Parallel evaluation strategies for lazy data structures in Haskell
Abstract
Conventional parallel programming is complex and error prone. To improve programmer
productivity, we need to raise the level of abstraction with a higher-level
programming model that hides many parallel coordination aspects. Evaluation
strategies use non-strictness to separate the coordination and computation aspects
of a Glasgow parallel Haskell (GpH) program. This allows the specification of high
level parallel programs, eliminating the low-level complexity of synchronisation and
communication associated with parallel programming.
This thesis employs a data-structure-driven approach for parallelism derived through
generic parallel traversal and evaluation of sub-components of data structures. We
focus on evaluation strategies over list, tree and graph data structures, allowing
re-use across applications with minimal changes to the sequential algorithm.
In particular, we develop novel evaluation strategies for tree data structures, using
core functional programming techniques for coordination control, achieving more
flexible parallelism. We use non-strictness to control parallelism more flexibly. We
apply the notion of fuel as a resource that dictates parallelism generation, in particular,
the bi-directional flow of fuel, implemented using a circular program definition,
in a tree structure as a novel way of controlling parallel evaluation. This is the first
use of circular programming in evaluation strategies and is complemented by a lazy
function for bounding the size of sub-trees.
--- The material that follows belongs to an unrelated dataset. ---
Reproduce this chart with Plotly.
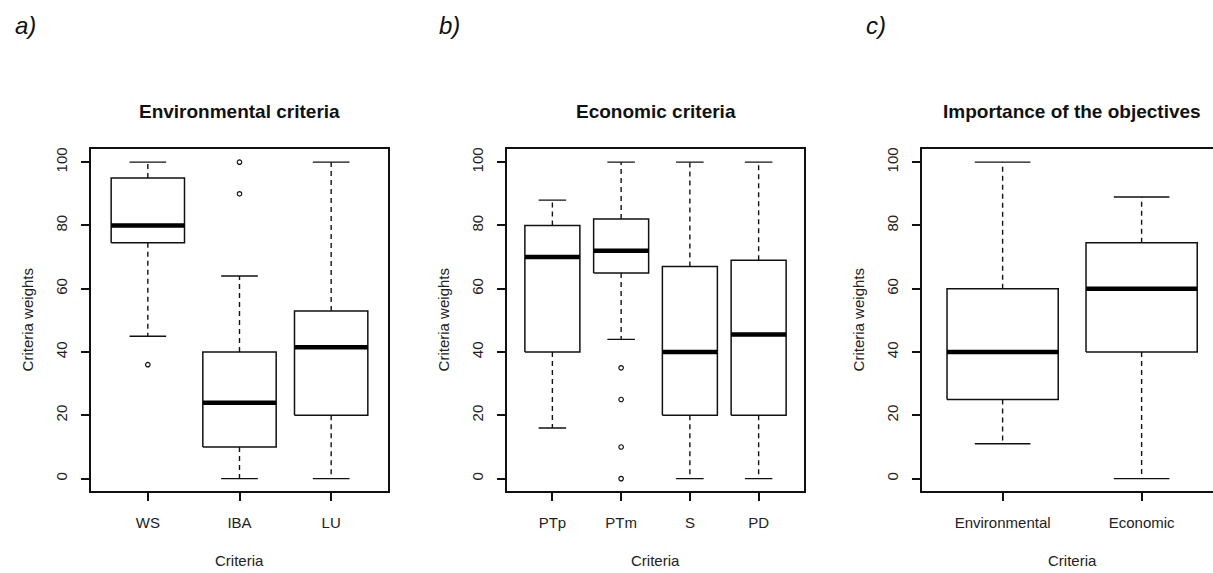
import plotly.graph_objects as go

# ---------------- data ----------------
env_cats = ["WS", "IBA", "LU"]
env_low = [45, 0, 0]
env_q1 = [74.5, 10, 20]
env_med = [80, 24, 41.5]
env_q3 = [95, 40, 53]
env_high = [100, 64, 100]
env_out = [[36], [90, 100], []]

eco_cats = ["PTp", "PTm", "S", "PD"]
eco_low = [16, 44, 0, 0]
eco_q1 = [40, 65, 20, 20]
eco_med = [70, 72, 40, 45.5]
eco_q3 = [80, 82, 67, 69]
eco_high = [88, 100, 100, 100]
eco_out = [[], [35, 25, 10, 0], [], []]

obj_cats = ["Environmental", "Economic"]
obj_low = [11, 0]
obj_q1 = [25, 40]
obj_med = [40, 60]
obj_q3 = [60, 74.5]
obj_high = [100, 89]
obj_out = [[], []]

y_ticks = [0, 20, 40, 60, 80, 100]
titles = ["Environmental criteria", "Economic criteria", "Importance of the objectives"]
panel_labels = ["a)", "b)", "c)"]

# ---------------- layout geometry ----------------
W, H = 1213, 573
px_dom = [(91, 388), (507, 804), (922, 1213)]
y_top, y_bot = 148, 491
x_ranges = [[0.38, 3.62], [0.34, 4.66], [0.42, 0.42 + 291 / 139]]
label_x = [25, 450, 876]
# plot-area centres (panel c's frame extends past the page edge, ~1222px)
centres = [(91 + 388) / 2, (507 + 804) / 2, (922 + 1222) / 2]

FONT = "Arial, Liberation Sans, sans-serif"
LINE = "#111111"
TXT = "#222222"

panels = [
    (env_cats, env_low, env_q1, env_med, env_q3, env_high, env_out),
    (eco_cats, eco_low, eco_q1, eco_med, eco_q3, eco_high, eco_out),
    (obj_cats, obj_low, obj_q1, obj_med, obj_q3, obj_high, obj_out),
]

fig = go.Figure()
HW = 0.4   # half box width (boxwex 0.8)
CW = 0.2   # half staple width

for p, (cats, low, q1, med, q3, high, out) in enumerate(panels):
    xa = "x" if p == 0 else f"x{p+1}"
    ya = "y" if p == 0 else f"y{p+1}"
    wx, wy, cx, cy, bx, by, mx, my, ox, oy = [], [], [], [], [], [], [], [], [], []
    for i in range(len(cats)):
        x = i + 1
        wx += [x, x, None, x, x, None]
        wy += [q3[i], high[i], None, q1[i], low[i], None]
        cx += [x - CW, x + CW, None, x - CW, x + CW, None]
        cy += [high[i], high[i], None, low[i], low[i], None]
        bx += [x - HW, x + HW, x + HW, x - HW, x - HW, None]
        by += [q1[i], q1[i], q3[i], q3[i], q1[i], None]
        mx += [x - HW, x + HW, None]
        my += [med[i], med[i], None]
        for o in out[i]:
            ox.append(x)
            oy.append(o)
    common = dict(xaxis=xa, yaxis=ya, showlegend=False, hoverinfo="skip")
    fig.add_trace(go.Scatter(x=wx, y=wy, mode="lines",
                             line=dict(color=LINE, width=1.4, dash="5px,4px"), **common))
    fig.add_trace(go.Scatter(x=cx, y=cy, mode="lines",
                             line=dict(color=LINE, width=1.4), **common))
    fig.add_trace(go.Scatter(x=bx, y=by, mode="lines",
                             line=dict(color=LINE, width=1.5), **common))
    fig.add_trace(go.Scatter(x=mx, y=my, mode="lines",
                             line=dict(color="#000000", width=4.5), **common))
    if ox:
        fig.add_trace(go.Scatter(x=ox, y=oy, mode="markers",
                                 marker=dict(symbol="circle-open", size=4.5,
                                             color=LINE, line=dict(width=1.2)),
                                 **common))

    d0, d1 = px_dom[p]
    xkey = "xaxis" if p == 0 else f"xaxis{p+1}"
    ykey = "yaxis" if p == 0 else f"yaxis{p+1}"
    fig.update_layout(**{
        xkey: dict(domain=[d0 / W, d1 / W], range=x_ranges[p], anchor=ya,
                   tickvals=list(range(1, len(cats) + 1)), ticktext=cats,
                   ticks="outside", ticklen=8, tickwidth=1.5, tickcolor=LINE,
                   showline=True, linecolor=LINE, linewidth=1.8, mirror=True,
                   showgrid=False, zeroline=False, ticklabelstandoff=9,
                   tickfont=dict(family=FONT, size=15, color=TXT), fixedrange=True),
        ykey: dict(domain=[1 - y_bot / H, 1 - y_top / H], range=[-4, 104], anchor=xa,
                   tickvals=y_ticks, ticks="outside", ticklen=8, tickwidth=1.5,
                   tickcolor=LINE, tickangle=-90,
                   showline=True, linecolor=LINE, linewidth=1.8,
                   mirror=(p < 2), showgrid=False, zeroline=False,
                   ticklabelstandoff=8,
                   tickfont=dict(family=FONT, size=15, color=TXT), fixedrange=True),
    })

annotations = []
for p in range(3):
    d0, d1 = px_dom[p]
    annotations.append(dict(text=f"<b>{titles[p]}</b>", xref="paper", yref="paper",
                            x=centres[p] / W, y=1 - 110 / H, showarrow=False,
                            font=dict(family=FONT, size=19, color="#111111"),
                            xanchor="center", yanchor="middle"))
    annotations.append(dict(text="Criteria", xref="paper", yref="paper",
                            x=centres[p] / W, y=1 - 560 / H, showarrow=False,
                            font=dict(family=FONT, size=15, color=TXT),
                            xanchor="center", yanchor="middle"))
    annotations.append(dict(text="Criteria weights", xref="paper", yref="paper",
                            x=(d0 - 64) / W, y=1 - (y_top + y_bot) / 2 / H,
                            textangle=-90, showarrow=False,
                            font=dict(family=FONT, size=15, color=TXT),
                            xanchor="center", yanchor="middle"))
    annotations.append(dict(text=f"<i>{panel_labels[p]}</i>", xref="paper", yref="paper",
                            x=label_x[p] / W, y=1 - 24 / H, showarrow=False,
                            font=dict(family=FONT, size=24, color="#111111"),
                            xanchor="center", yanchor="middle"))

fig.update_layout(width=W, height=H, margin=dict(l=0, r=0, t=0, b=0),
                  paper_bgcolor="white", plot_bgcolor="white",
                  annotations=annotations)

fig.write_html("out.html")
We extend these control mechanisms to graph structures and demonstrate performance
improvements on several parallel graph traversals. We combine circularity
for control for improved performance of strategies with circularity for computation
using circular data structures. In particular, we develop a hybrid traversal strategy
for graphs, exploiting breadth-first order for exposing parallelism initially, and
then proceeding with a depth-first order to minimise overhead associated with a full
parallel breadth-first traversal.
The efficiency of the tree strategies is evaluated on a benchmark program, and
two non-trivial case studies: a Barnes-Hut algorithm for the n-body problem and
sparse matrix multiplication, both using quad-trees. We also evaluate a graph search
algorithm implemented using the various traversal strategies.
We demonstrate improved performance on a server-class multicore machine with
up to 48 cores, with the advanced fuel splitting mechanisms proving to be more
flexible in throttling parallelism. To guide the behaviour of the strategies, we develop
heuristics-based parameter selection to select their specific control parameters.